→ **DIRECTION**: Can you transcribe the data exactly? Leave the pictures out.

→ **SUPPLIED DATA**:
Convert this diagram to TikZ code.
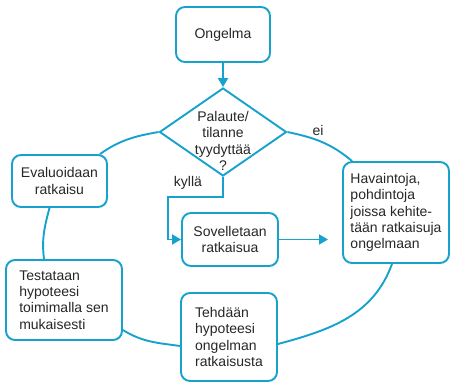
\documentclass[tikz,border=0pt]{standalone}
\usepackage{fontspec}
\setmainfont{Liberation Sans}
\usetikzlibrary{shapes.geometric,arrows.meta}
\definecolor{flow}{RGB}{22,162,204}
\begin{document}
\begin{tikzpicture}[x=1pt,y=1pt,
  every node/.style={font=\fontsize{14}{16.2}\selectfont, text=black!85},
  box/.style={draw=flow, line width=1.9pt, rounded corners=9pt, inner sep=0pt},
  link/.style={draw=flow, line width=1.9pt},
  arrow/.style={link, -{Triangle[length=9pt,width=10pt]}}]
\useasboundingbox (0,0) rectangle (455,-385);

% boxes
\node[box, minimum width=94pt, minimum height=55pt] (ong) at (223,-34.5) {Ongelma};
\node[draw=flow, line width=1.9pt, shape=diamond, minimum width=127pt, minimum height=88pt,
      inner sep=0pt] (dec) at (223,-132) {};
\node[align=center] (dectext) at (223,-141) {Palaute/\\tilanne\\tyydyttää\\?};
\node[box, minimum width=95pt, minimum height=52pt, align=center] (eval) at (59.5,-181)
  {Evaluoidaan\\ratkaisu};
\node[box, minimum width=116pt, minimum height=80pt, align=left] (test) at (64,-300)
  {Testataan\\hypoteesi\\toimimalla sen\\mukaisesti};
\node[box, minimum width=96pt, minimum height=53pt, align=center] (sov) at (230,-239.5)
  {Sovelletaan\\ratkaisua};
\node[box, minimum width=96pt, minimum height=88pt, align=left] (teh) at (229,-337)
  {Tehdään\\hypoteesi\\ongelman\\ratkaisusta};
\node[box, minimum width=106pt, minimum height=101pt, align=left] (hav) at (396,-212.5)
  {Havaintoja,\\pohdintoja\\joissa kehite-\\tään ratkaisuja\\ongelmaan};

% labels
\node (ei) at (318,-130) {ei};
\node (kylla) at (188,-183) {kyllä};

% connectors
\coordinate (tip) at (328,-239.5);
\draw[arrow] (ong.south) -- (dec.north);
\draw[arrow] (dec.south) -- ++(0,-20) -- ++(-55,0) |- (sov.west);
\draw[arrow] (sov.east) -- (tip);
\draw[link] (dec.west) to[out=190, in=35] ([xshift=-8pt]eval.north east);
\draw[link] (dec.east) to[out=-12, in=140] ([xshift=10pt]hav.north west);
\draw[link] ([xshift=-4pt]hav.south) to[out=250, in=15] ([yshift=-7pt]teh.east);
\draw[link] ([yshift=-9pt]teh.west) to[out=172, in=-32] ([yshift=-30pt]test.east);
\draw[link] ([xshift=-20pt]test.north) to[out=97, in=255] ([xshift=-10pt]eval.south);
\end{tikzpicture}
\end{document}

→ **RESULT OF THE EXERCISE**:
Convert this diagram to TikZ code.
\documentclass[tikz,border=0pt]{standalone}
\usepackage{fontspec}
\setmainfont{Liberation Sans}
\usetikzlibrary{shapes.geometric,arrows.meta}
\definecolor{flow}{RGB}{22,162,204}
\begin{document}
\begin{tikzpicture}[x=1pt,y=1pt,
  every node/.style={font=\fontsize{14}{16.2}\selectfont, text=black!85},
  box/.style={draw=flow, line width=1.9pt, rounded corners=9pt, inner sep=0pt},
  link/.style={draw=flow, line width=1.9pt},
  arrow/.style={link, -{Triangle[length=9pt,width=10pt]}}]
\useasboundingbox (0,0) rectangle (455,-385);

% boxes
\node[box, minimum width=94pt, minimum height=55pt] (ong) at (223,-34.5) {Ongelma};
\node[draw=flow, line width=1.9pt, shape=diamond, minimum width=127pt, minimum height=88pt,
      inner sep=0pt] (dec) at (223,-132) {};
\node[align=center] (dectext) at (223,-141) {Palaute/\\tilanne\\tyydyttää\\?};
\node[box, minimum width=95pt, minimum height=52pt, align=center] (eval) at (59.5,-181)
  {Evaluoidaan\\ratkaisu};
\node[box, minimum width=116pt, minimum height=80pt, align=left] (test) at (64,-300)
  {Testataan\\hypoteesi\\toimimalla sen\\mukaisesti};
\node[box, minimum width=96pt, minimum height=53pt, align=center] (sov) at (230,-239.5)
  {Sovelletaan\\ratkaisua};
\node[box, minimum width=96pt, minimum height=88pt, align=left] (teh) at (229,-337)
  {Tehdään\\hypoteesi\\ongelman\\ratkaisusta};
\node[box, minimum width=106pt, minimum height=101pt, align=left] (hav) at (396,-212.5)
  {Havaintoja,\\pohdintoja\\joissa kehite-\\tään ratkaisuja\\ongelmaan};

% labels
\node (ei) at (318,-130) {ei};
\node (kylla) at (188,-183) {kyllä};

% connectors
\coordinate (tip) at (328,-239.5);
\draw[arrow] (ong.south) -- (dec.north);
\draw[arrow] (dec.south) -- ++(0,-20) -- ++(-55,0) |- (sov.west);
\draw[arrow] (sov.east) -- (tip);
\draw[link] (dec.west) to[out=190, in=35] ([xshift=-8pt]eval.north east);
\draw[link] (dec.east) to[out=-12, in=140] ([xshift=10pt]hav.north west);
\draw[link] ([xshift=-4pt]hav.south) to[out=250, in=15] ([yshift=-7pt]teh.east);
\draw[link] ([yshift=-9pt]teh.west) to[out=172, in=-32] ([yshift=-30pt]test.east);
\draw[link] ([xshift=-20pt]test.north) to[out=97, in=255] ([xshift=-10pt]eval.south);
\end{tikzpicture}
\end{document}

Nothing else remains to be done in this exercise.